UNIVERSITY PARK - Tom Bradley has some friendly advice for Penn State football fans: Keep a firm grip on your 2010 rosters.
At least for the first couple games.
By then, Bradley expects his Nittany Lions defense, particularly the linebacking corps, to have some type of name recognition.
One of the players who hopes to be in that mix is Mike Yancich, a third-year sophomore from Trinity High School. He is among the contenders to replace last year's starting All-Big Ten linebacking trio of Sean Lee, Navorro Bowman and Josh Hull, who have departed to the NFL.
"Camp has started out great," Yancich said Thursday afternoon while standing near the 50-yard line at Beaver Stadium during Penn State's preseason media day.
"I've developed a lot from last year to this year," he said. "Every little aspect of the game is coming together."
And that says a lot, considering Yancich brought to Penn State quite an impressive scholastic résumé. As a standout linebacker and running back for the Hillers, Yancich was named the Observer-Reporter's 2007 Player of the Year and was selected Class AAA first-team all-state by the Associated Press. He also received the 2007 Big 7 Conference Offensive Most Valuable Player award and was named to the Offense-Defense All-American team.
Unfortunately, he has yet to taste that kind of success at Penn State, where he redshirted as a freshman and saw limited action in 10 games last year on defense and special teams.
But he's not complaining.
"A lot of people are not very happy about redshirting," Yancich said. "When I sat down and thought about it, it was the best thing for me.
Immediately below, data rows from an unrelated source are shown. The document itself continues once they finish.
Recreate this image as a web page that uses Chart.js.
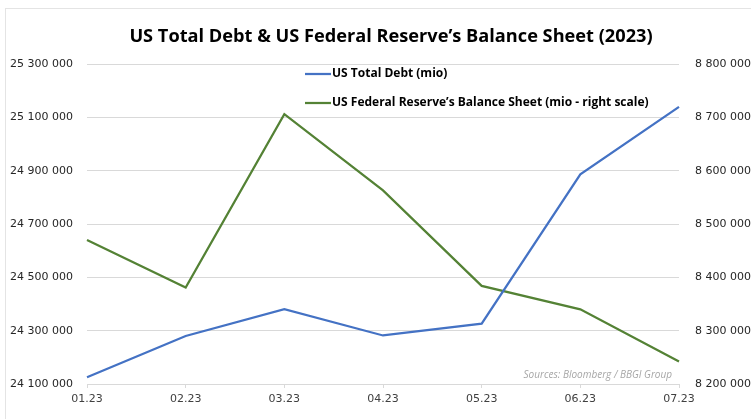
<!DOCTYPE html>
<html lang="en">
    <head>
        <meta charset="utf-8" />
        <title>US Total Debt & Fed Balance Sheet 2023</title>
        <style>
            html,
            body {
                margin: 0;
                padding: 0;
                background: #ffffff;
            }
            .wrap {
                position: relative;
                width: 751px;
                height: 419px;
                overflow: hidden;
            }
            .frame {
                position: absolute;
                left: 5px;
                top: 8px;
                right: -2px;
                bottom: -2px;
                border-left: 1px solid #e4e4e4;
                border-top: 1px solid #e4e4e4;
            }
            canvas {
                position: absolute;
                left: 0;
                top: 0;
            }
        </style>
    </head>
    <body>
        <div class="wrap">
            <div class="frame"></div>
            <canvas id="debtChart" width="751" height="419"></canvas>
        </div>

        <script src="https://cdn.jsdelivr.net/npm/chart.js"></script>
        <script>
            const months = ["01.23", "02.23", "03.23", "04.23", "05.23", "06.23", "07.23"];
            const totalDebt = [24125000, 24280000, 24381000, 24282000, 24326000, 24886000, 25139000];
            const fedBalance = [8470000, 8381000, 8706000, 8563000, 8384000, 8340000, 8242000];
            const leftTicks = [24100000, 25300000, 200000];
            const rightTicks = [8200000, 8800000, 100000];

            const titleText = "US Total Debt & US Federal Reserve\u2019s Balance Sheet (2023)";
            const sourceText = "Sources: Bloomberg / BBGI Group";

            const fmt = (v) =>
                Math.round(v).toString().replace(/\B(?=(\d{3})+(?!\d))/g, " ");

            const tickFont = { family: "DejaVu Sans", size: 11 };

            // title, in-plot legend and source note
            const overlay = {
                id: "overlay",
                afterDraw(chart) {
                    const ctx = chart.ctx;
                    ctx.save();
                    ctx.fillStyle = "#000000";
                    ctx.textBaseline = "middle";
                    ctx.textAlign = "center";
                    ctx.font = "bold 18.2px 'Open Sans'";
                    ctx.fillText(titleText, 391, 37);

                    ctx.textAlign = "left";
                    ctx.font = "bold 12px 'Open Sans'";
                    const rows = [74, 103];
                    chart.data.datasets.forEach((ds, i) => {
                        ctx.strokeStyle = ds.borderColor;
                        ctx.lineWidth = 2.25;
                        ctx.beginPath();
                        ctx.moveTo(305, rows[i]);
                        ctx.lineTo(331, rows[i]);
                        ctx.stroke();
                        ctx.fillStyle = "#000000";
                        ctx.fillText(ds.label, 332, rows[i]);
                    });

                    ctx.textAlign = "right";
                    ctx.font = "italic 10px 'Open Sans'";
                    ctx.fillStyle = "#a6a6a6";
                    ctx.fillText(sourceText, 672, 375);
                    ctx.restore();
                },
            };

            new Chart(document.getElementById("debtChart"), {
                type: "line",
                data: {
                    labels: months,
                    datasets: [
                        {
                            label: "US Total Debt (mio)",
                            data: totalDebt,
                            borderColor: "#4472c4",
                            backgroundColor: "#4472c4",
                            borderWidth: 2.25,
                            pointRadius: 0,
                            tension: 0,
                            yAxisID: "y",
                        },
                        {
                            label: "US Federal Reserve\u2019s Balance Sheet (mio - right scale)",
                            data: fedBalance,
                            borderColor: "#548235",
                            backgroundColor: "#548235",
                            borderWidth: 2.25,
                            pointRadius: 0,
                            tension: 0,
                            yAxisID: "y1",
                        },
                    ],
                },
                options: {
                    responsive: false,
                    animation: false,
                    devicePixelRatio: 1,
                    layout: { padding: { top: 64, left: 0, right: 0, bottom: 0 } },
                    plugins: {
                        legend: { display: false },
                        title: { display: false },
                        tooltip: { enabled: false },
                    },
                    scales: {
                        x: {
                            offset: false,
                            grid: {
                                drawOnChartArea: false,
                                color: "#d9d9d9",
                                tickLength: 4,
                            },
                            border: { color: "#d9d9d9" },
                            ticks: {
                                font: tickFont,
                                color: "#404040",
                                padding: 5,
                                maxRotation: 0,
                                autoSkip: false,
                            },
                            afterFit(scale) {
                                scale.height = 35;
                            },
                        },
                        y: {
                            position: "left",
                            min: leftTicks[0],
                            max: leftTicks[1],
                            grid: { color: "#d9d9d9", drawTicks: false },
                            border: { display: false },
                            ticks: {
                                stepSize: leftTicks[2],
                                font: tickFont,
                                color: "#262626",
                                padding: 14,
                                callback: fmt,
                            },
                            afterFit(scale) {
                                scale.width = 87;
                            },
                        },
                        y1: {
                            position: "right",
                            min: rightTicks[0],
                            max: rightTicks[1],
                            grid: { drawOnChartArea: false, drawTicks: false },
                            border: { display: false },
                            ticks: {
                                stepSize: rightTicks[2],
                                font: tickFont,
                                color: "#262626",
                                padding: 16,
                                callback: fmt,
                            },
                            afterFit(scale) {
                                scale.width = 72;
                            },
                        },
                    },
                },
                plugins: [overlay],
            });
        </script>
    </body>
</html>
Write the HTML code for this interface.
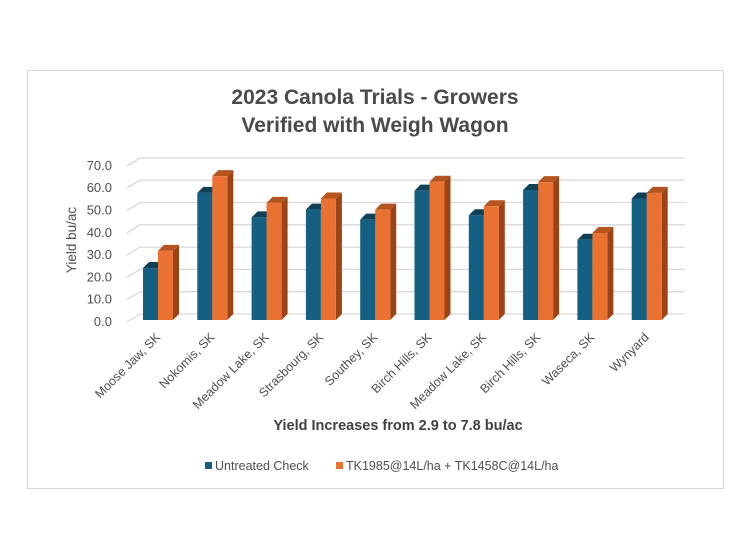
<!DOCTYPE html>
<html><head><style>
html,body{margin:0;padding:0;background:#fff}
svg{display:block}
text{font-family:"Liberation Sans",sans-serif}
</style></head><body>
<svg width="751" height="560" viewBox="0 0 751 560">
<rect x="27.5" y="70.5" width="696" height="418" fill="#fff" stroke="#d9d9d9"/>
<text x="375" y="104" text-anchor="middle" font-size="21" font-weight="bold" fill="#4a4a4a">2023 Canola Trials - Growers</text>
<text x="375" y="132" text-anchor="middle" font-size="21" font-weight="bold" fill="#4a4a4a">Verified with Weigh Wagon</text>
<g stroke="#d9d9d9" stroke-width="1.3" fill="none" id="grid"></g>
<g id="ylab" font-size="13" fill="#4f4f4f" text-anchor="end"></g>
<text transform="translate(76,240) rotate(-90)" text-anchor="middle" font-size="13.5" fill="#4f4f4f">Yield bu/ac</text>
<g id="bars"></g>
<g id="xlab" font-size="12.5" fill="#4f4f4f" text-anchor="end"></g>
<text x="398" y="430" text-anchor="middle" font-size="14.5" font-weight="bold" fill="#404040">Yield Increases from 2.9 to 7.8 bu/ac</text>
<rect x="205" y="462" width="7" height="7" fill="#156082"/>
<text x="215" y="470" font-size="12.5" fill="#4f4f4f">Untreated Check</text>
<rect x="336" y="462" width="7" height="7" fill="#e97132"/>
<text x="346" y="470" font-size="12.5" fill="#4f4f4f">TK1985@14L/ha + TK1458C@14L/ha</text>
</svg>
<script>
var ns="http://www.w3.org/2000/svg";
function el(p,t,a,txt){var e=document.createElementNS(ns,t);for(var k in a)e.setAttribute(k,a[k]);if(txt)e.textContent=txt;document.getElementById(p).appendChild(e);}
var base=320,sc=2.23,dx=6,dy=6;
for(var i=0;i<=7;i++){var y=base-i*10*sc;
 el("grid","polyline",{points:(127)+","+(y+2)+" "+(140)+","+(y-dy)+" 685,"+(y-dy)});
 el("ylab","text",{x:112,y:y+6},(i*10).toFixed(1));}
var b=[23.3,57,46,49.5,45,58,47,58.3,36,54.5],o=[31,64.5,52.5,54.5,49.5,62,51,61.8,39,57];
var names=["Moose Jaw, SK","Nokomis, SK","Meadow Lake, SK","Strasbourg, SK","Southey, SK","Birch Hills, SK","Meadow Lake, SK","Birch Hills, SK","Waseca, SK","Wynyard"];
function bar(x,v,c,side,top){var h=v*sc,y=base-h,w=15;
 el("bars","polygon",{points:(x+w)+","+y+" "+(x+w+dx)+","+(y-dy)+" "+(x+w+dx)+","+(base-dy)+" "+(x+w)+","+base,fill:side});
 el("bars","polygon",{points:x+","+y+" "+(x+dx)+","+(y-dy)+" "+(x+w+dx)+","+(y-dy)+" "+(x+w)+","+y,fill:top});
 el("bars","rect",{x:x,y:y,width:w,height:h,fill:c});}
for(var i=0;i<10;i++){var x=143+i*54.3;
 bar(x,b[i],"#156082","#0e4058","#0e4058");
 bar(x+15,o[i],"#e97132","#9c4416","#b5541f");
 var cx=x+18;
 el("xlab","text",{x:cx,y:338,transform:"rotate(-45 "+cx+" 338)"},names[i]);}
</script>
</body></html>
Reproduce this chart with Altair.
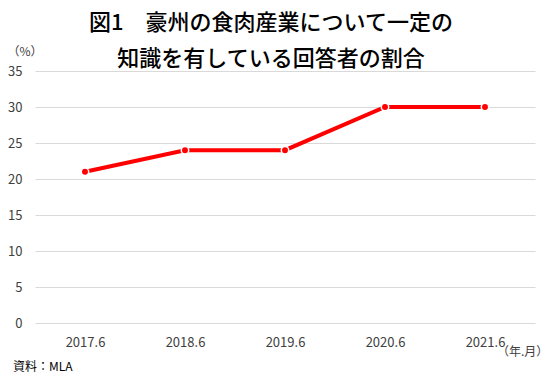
import altair as alt
import pandas as pd

periods = ["2017.6", "2018.6", "2019.6", "2020.6", "2021.6"]
values = [21, 24, 24, 30, 30]
title_lines = ["図1　豪州の食肉産業について一定の", "知識を有している回答者の割合"]
y_unit = "（%）"
x_unit = "（年.月）"
source = "資料：MLA"

df = pd.DataFrame({"period": periods, "value": values})

FONT = "Noto Sans CJK JP"
LABEL_COLOR = "#404040"

x_enc = alt.X("period:O", sort=periods,
              scale=alt.Scale(type="point", padding=0.5),
              axis=alt.Axis(title=None, labelAngle=0, domain=False, ticks=False,
                            grid=False, labelPadding=13, labelFontSize=13,
                            labelColor=LABEL_COLOR, labelFont=FONT))
y_enc = alt.Y("value:Q", scale=alt.Scale(domain=[0, 35]),
              axis=alt.Axis(title=None, values=[0, 5, 10, 15, 20, 25, 30, 35],
                            domain=False, ticks=False, grid=True,
                            gridColor="#d9d9d9", gridWidth=1, labelPadding=13,
                            labelFontSize=13, labelColor=LABEL_COLOR, labelFont=FONT))

line = alt.Chart(df).mark_line(color="#ff0000", strokeWidth=4).encode(x=x_enc, y=y_enc)
pts = alt.Chart(df).mark_point(filled=True, color="#ff0000", size=55,
                                stroke="white", strokeWidth=1.5, opacity=1,
                                strokeOpacity=1, fillOpacity=1).encode(x=x_enc, y=y_enc)

one = pd.DataFrame({"a": [0]})

def txt(text, x, y, size, align="center", color="#000000", weight="normal"):
    return alt.Chart(one).mark_text(text=text, font=FONT, fontSize=size, align=align,
                                     baseline="middle", color=color,
                                     fontWeight=weight).encode(
        x=alt.value(x), y=alt.value(y))

t1 = txt(title_lines[0], 236, -48, 22, weight=500)
t2 = txt(title_lines[1], 236, -12, 22, weight=500)
tu = txt(y_unit, -10, -19, 12, color=LABEL_COLOR)
tx = txt(x_unit, 462, 281, 12, align="left", color=LABEL_COLOR)
ts = txt(source, -22, 296, 12, align="left", color="#000000")

chart = alt.layer(line, pts, t1, t2, tu, tx, ts).properties(
    width=500, height=252,
    autosize=alt.AutoSizeParams(type="none"),
    padding={"left": 35, "top": 71, "right": 18, "bottom": 53},
    background="white",
).configure_view(stroke=None)

chart.save("out.html", embed_options={"renderer": "svg", "actions": False})
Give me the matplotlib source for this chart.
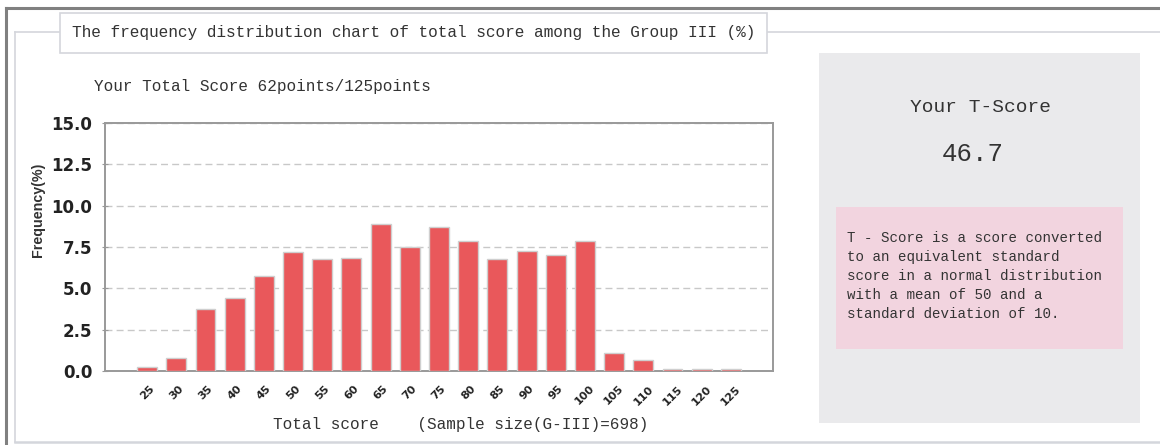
'''
Frequency distribution plot of total score for Group III, with T-score panel.
'''

# -----------------------------------------------------------------------------
# Modules

from matplotlib import pyplot as plt
from matplotlib.patches import Rectangle
from matplotlib.lines import Line2D

# -----------------------------------------------------------------------------
# Data

scores = ['25', '30', '35', '40', '45', '50', '55', '60', '65', '70', '75',
          '80', '85', '90', '95', '100', '105', '110', '115', '120', '125']
frequency = [0.25, 0.81, 3.74, 4.43, 5.74, 7.18, 6.75, 6.85, 8.89, 7.48,
             8.73, 7.86, 6.77, 7.28, 7.01, 7.86, 1.07, 0.65, 0.14, 0.14,
             0.14]
y_ticks = [0.0, 2.5, 5.0, 7.5, 10.0, 12.5, 15.0]

title = 'The frequency distribution chart of total score among the Group III (%)'
score_text = 'Your Total Score 62points/125points'
x_label = 'Total score    (Sample size(G-III)=698)'
t_score = '46.7'
t_note = ('T - Score is a score converted\n'
          'to an equivalent standard\n'
          'score in a normal distribution\n'
          'with a mean of 50 and a\n'
          'standard deviation of 10.')

# -----------------------------------------------------------------------------

W, H = 1160, 445
mono = ['Liberation Mono', 'DejaVu Sans Mono']
text_color = '#333333'

figure = plt.figure(figsize=(W / 100, H / 100), dpi=100)

# Background layer in pixel coordinates for frames and side panel
bg = figure.add_axes([0, 0, 1, 1])
bg.set_xlim(0, W)
bg.set_ylim(H, 0)
bg.axis('off')

bg.add_line(Line2D([6, 6], [8, H], color='#808080', lw=2.2))
bg.add_line(Line2D([6, W], [8, 8], color='#808080', lw=2.2))
bg.add_line(Line2D([15, 15], [32, 442], color='#d4d6dc', lw=1.2))
bg.add_line(Line2D([15, W], [32, 32], color='#d4d6dc', lw=1.2))
bg.add_line(Line2D([15, W], [442, 442], color='#d4d6dc', lw=1.8))

bg.add_patch(Rectangle((60, 13), 707, 40, facecolor='white',
                       edgecolor='#d4d6dc', lw=1.2, zorder=3))
bg.text(414, 33, title, family=mono, fontsize=11.6, color=text_color,
        ha='center', va='center', zorder=4)

bg.text(94, 86, score_text, family=mono, fontsize=11.5, color=text_color,
        ha='left', va='center')
bg.text(461, 424, x_label, family=mono, fontsize=11.5, color=text_color,
        ha='center', va='center')

# T-score panel
bg.add_patch(Rectangle((819, 53), 321, 370, facecolor='#eaeaec',
                       edgecolor='none'))
bg.add_patch(Rectangle((836, 207), 287, 142, facecolor='#f2d4df',
                       edgecolor='none'))
bg.text(980, 108, 'Your T-Score', family=mono, fontsize=14,
        color=text_color, ha='center', va='center')
bg.text(973, 154, t_score, family=mono, fontsize=18.5, color=text_color,
        ha='center', va='center')
bg.text(847, 231, t_note, family=mono, fontsize=10.2, color=text_color,
        ha='left', va='top', linespacing=1.45)

# Bar chart
ax = figure.add_axes([105 / W, 1 - 371 / H, 668 / W, 248 / H])
positions = list(range(len(scores)))
ax.bar(positions, frequency, width=0.68, color='#e9585b',
       edgecolor='#cfcfcf', linewidth=1.0, zorder=3)

ax.set_xlim(-1.44, len(scores) - 1 + 1.44)
ax.set_ylim(0, 15)
ax.set_yticks(y_ticks)
ax.set_yticklabels(['{:.1f}'.format(v) for v in y_ticks], fontsize=12,
                   family='DejaVu Sans', fontweight='bold', color='#222222')
ax.set_xticks(positions)
ax.set_xticklabels(scores, rotation=45, ha='center', va='top', fontsize=8,
                   family='DejaVu Sans', fontweight='bold', color='#222222')
ax.tick_params(axis='y', direction='inout', length=4, color='#999999',
               pad=7)
ax.tick_params(axis='x', length=0, pad=9)
ax.yaxis.grid(True, linestyle=(0, (5, 3)), color='#c8c8c8', lw=1.0,
              zorder=0)
for spine in ax.spines.values():
    spine.set_color('#999999')
    spine.set_linewidth(1.4)

ax.set_ylabel('Frequency(%)', fontsize=10.3, fontweight='bold',
              family=['Liberation Sans Narrow', 'Liberation Sans'],
              color=text_color)
ax.yaxis.set_label_coords(-0.09, 0.649)

figure.savefig('out.png', dpi=100)
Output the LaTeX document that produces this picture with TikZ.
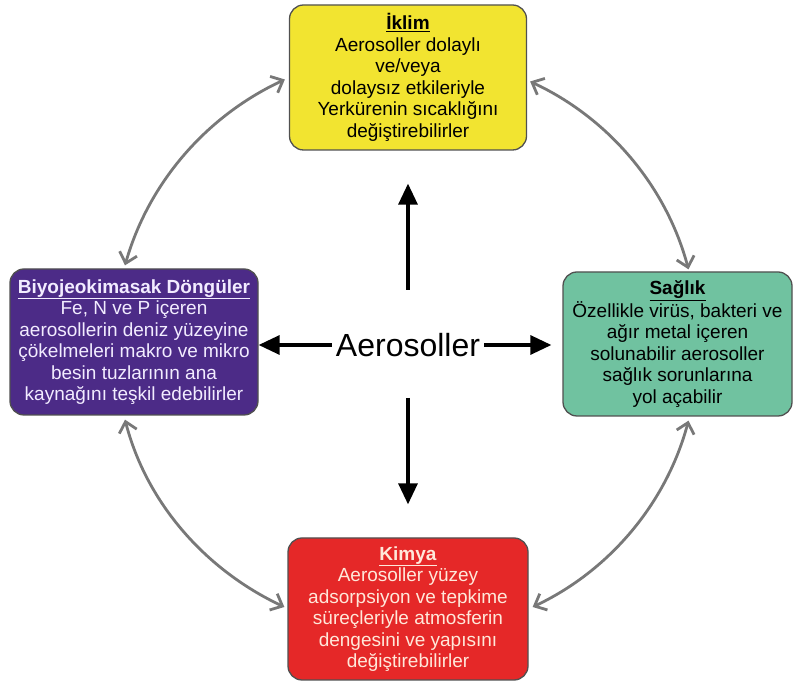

It almost would have been premature if I would have been thrown out there right away."
Plus, the redshirt gave him some extra time to adjust to the speed of the college game, and college life in general.
"I think you see a lot of talent and speed once you get to the collegiate level," said Yancich, who this year is sharing a four-bedroom apartment with three of his teammates: long snapper Michael Fuhrman from North Allegheny, offensive tackle Mike Farrell from Shady Side and defensive end Pete Massaro from Marple Newtown.
"Once you get to college," Yancich said, "the fullbacks are fast, the linebackers are fast and the wide receivers are twice as fast."
It didn't hurt, either, that Lee, the heart of the Lions' linebacking unit, was sidelined in 2008 with a right knee injury. It gave Yancich twice the opportunity to work closely with inspirational and talented linebacker from Upper St. Clair.
"He was awesome," Yancich said. "As much as we teased him when he tore his ACL, he almost acted like a coach. He was such a great player. He was such a great teacher."
And, according to Bradley, Yancich apparently was a good student. All of the jobs at linebacker are "up for grabs," and Yancich is one of the guys fighting for a starting role, even though he is listed behind senior Chris Colasanti on the depth chart at inside linebacker.
"He has great intensity. He's a high-energy guy who is obviously very fast," Bradley said. "We've kind of moved him all over the place, which gives us some versatility. We're asking him to play some strong safety. We want to see what he can do in the first couple practices."
So far, Yancich is enjoying the ride.
"It's pretty surreal," Yancich said. "I never thought I'd be on the field at Penn State."